Ryder and the Raging Grannies sang protest songs. One she set to the tune of the Battle Hymn of the Republic and titled, "No Rate Hike! No Way!" Jane Bratter also sings with the group. She's an independent artist in Winston-Salem. Bratter says she's resourceful, but she says she can only stretch things so far. “I’m on a fixed income. And to raise rates on the poor, elderly or people on fixed incomes, it’s disgraceful.”
More than 70 opponents came from the Triangle, Danbury, Salisbury, the Triad and from communities in between protesting Duke Energy’s proposed rate hike. Bill Gupton says he wouldn't mind paying more if Duke Energy would practice more conservation techniques. "There’s very little that’s being done with renewable energy, wind and solar, regarding energy efficiency programs." explains Gupton. "We would love to see Duke reduce our energy demand by 20%, that’s the best way to keep rates down.”
But Duke Energy spokeswoman Lisa Parrish says even renewable energy needs a backup. “What if the sun doesn’t shine or the wind doesn’t blow?Businesses still have to function in North Carolina and homeowners still need power when they want it," says Parrish. "That’s why we’ve built new power plants that are more affordable, energy efficient, environmentally friendly.” Since 2010, Duke Energy has increased rates twice--adding about $12 to the average residential utility bill. According to Parrish, money from all of the rate hikes are paying the company back for millions of dollars it has already invested to replace and modernize four facilities built before World War II. She also says after adjusting for inflation, North Carolina customers are paying less than they did in 1991. “The daily price for powering your home is between the cost of a gallon of gas and a cup of premium coffee. That’s a good deal for our customers.”

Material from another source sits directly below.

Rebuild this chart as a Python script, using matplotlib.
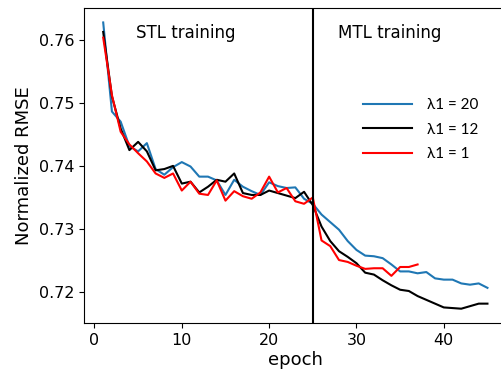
import matplotlib
matplotlib.use("Agg")
import matplotlib.pyplot as plt
import numpy as np

epochs_full = list(range(1, 46))
epochs_red = list(range(1, 38))

rmse_l20 = [0.7627, 0.7486, 0.7470, 0.7431, 0.7423, 0.7436, 0.7395, 0.7386, 0.7398, 0.7406,
            0.7399, 0.7383, 0.7383, 0.7377, 0.7354, 0.7378, 0.7367, 0.7360, 0.7354, 0.7374,
            0.7368, 0.7365, 0.7366, 0.7348, 0.7340, 0.7323, 0.7311, 0.7299, 0.7281, 0.7267,
            0.7258, 0.7257, 0.7254, 0.7244, 0.7233, 0.7233, 0.7230, 0.7232, 0.7222, 0.7220,
            0.7220, 0.7214, 0.7212, 0.7214, 0.7207]
rmse_l12 = [0.7612, 0.7510, 0.7459, 0.7425, 0.7438, 0.7423, 0.7393, 0.7395, 0.7400, 0.7372,
            0.7375, 0.7358, 0.7367, 0.7378, 0.7375, 0.7388, 0.7357, 0.7354, 0.7354, 0.7361,
            0.7357, 0.7353, 0.7349, 0.7359, 0.7338, 0.7304, 0.7281, 0.7265, 0.7256, 0.7246,
            0.7231, 0.7228, 0.7219, 0.7211, 0.7204, 0.7202, 0.7194, 0.7188, 0.7182, 0.7176,
            0.7175, 0.7174, 0.7178, 0.7182, 0.7182]
rmse_l1 = [0.7603, 0.7512, 0.7454, 0.7434, 0.7420, 0.7407, 0.7388, 0.7381, 0.7388, 0.7361,
           0.7375, 0.7356, 0.7354, 0.7377, 0.7345, 0.7360, 0.7352, 0.7348, 0.7358, 0.7383,
           0.7358, 0.7365, 0.7344, 0.7340, 0.7350, 0.7282, 0.7273, 0.7251, 0.7248, 0.7242,
           0.7237, 0.7238, 0.7238, 0.7226, 0.7240, 0.7240, 0.7244]

labels = ["λ1 = 20", "λ1 = 12", "λ1 = 1"]
colors = ["#1f77b4", "black", "red"]
switch_epoch = 25
phase_labels = ["STL training", "MTL training"]

fig = plt.figure(figsize=(5.02, 3.70), dpi=100)
ax = fig.add_axes([0.1673, 0.127, 0.842, 0.851])

ax.plot(epochs_full, rmse_l20, color=colors[0], lw=1.5, label=labels[0])
ax.plot(epochs_full, rmse_l12, color=colors[1], lw=1.5, label=labels[1])
ax.plot(epochs_red, rmse_l1, color=colors[2], lw=1.5, label=labels[2])
ax.axvline(switch_epoch, color="black", lw=1.5)

ax.text(10.5, 0.7610, phase_labels[0], fontsize=12, ha="center", va="center")
ax.text(33.8, 0.7610, phase_labels[1], fontsize=12, ha="center", va="center")

ax.set_xticks([0, 10, 20, 30, 40])
ax.set_yticks([0.72, 0.73, 0.74, 0.75, 0.76])
ax.tick_params(labelsize=11.5)
ax.set_xlabel("epoch", fontsize=13, labelpad=2)
ax.set_ylabel("Normalized RMSE", fontsize=13)

leg = ax.legend(loc="upper left", bbox_to_anchor=(0.628, 0.758), frameon=False,
                handlelength=3.2, handletextpad=1.0, labelspacing=0.70,
                prop={"family": ["Lato", "DejaVu Sans"], "size": 11})

fig.savefig("out.png", dpi=100)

Parrish says the company has tentatively agreed to lower the proposed residential rate increase. For two years, people would pay $5.38 more a month. In the third year, monthly residential bills would increase by $6.16. The company also wants the commission to approve an 11.25% shareholder return on equity. Inside the hearing, Salisbury resident Tom Lynch agreed Duke Energy and its shareholders should make a profit. But he urges them to "...be conscience of your cost. If you are, your rate will be at a reasonable level and with a reasonable rate, we can attract new industry to North Carolina.” But small business owner Ronda Jones says shareholders have a choice of whether or not to invest in Duke Energy while customers have no choice from where to buy their utility service. “In a normal setting, my bills are in excess of $300 a month but I do everything I can to keep my bill low,” says Jones. "The air conditioner isn't running if I'm not there nor is the heat. Doors are shut, things are zoned off, what ever I can do." For 18 years, she’s operated About Face in Kernersville. “And in this day in age you have to be hooked to the grid. Everybody needs a TV to keep up and a computer. We’re addicted and there’s no way out.” Over the next two weeks, the North Carolina Utilities Commission will hold public hearings in Charlotte and Hillsboro. Then a closed evidentiary hearing in Raleigh on July 8. Commissioners are expected to rule on this third proposed utility rate increase by early September.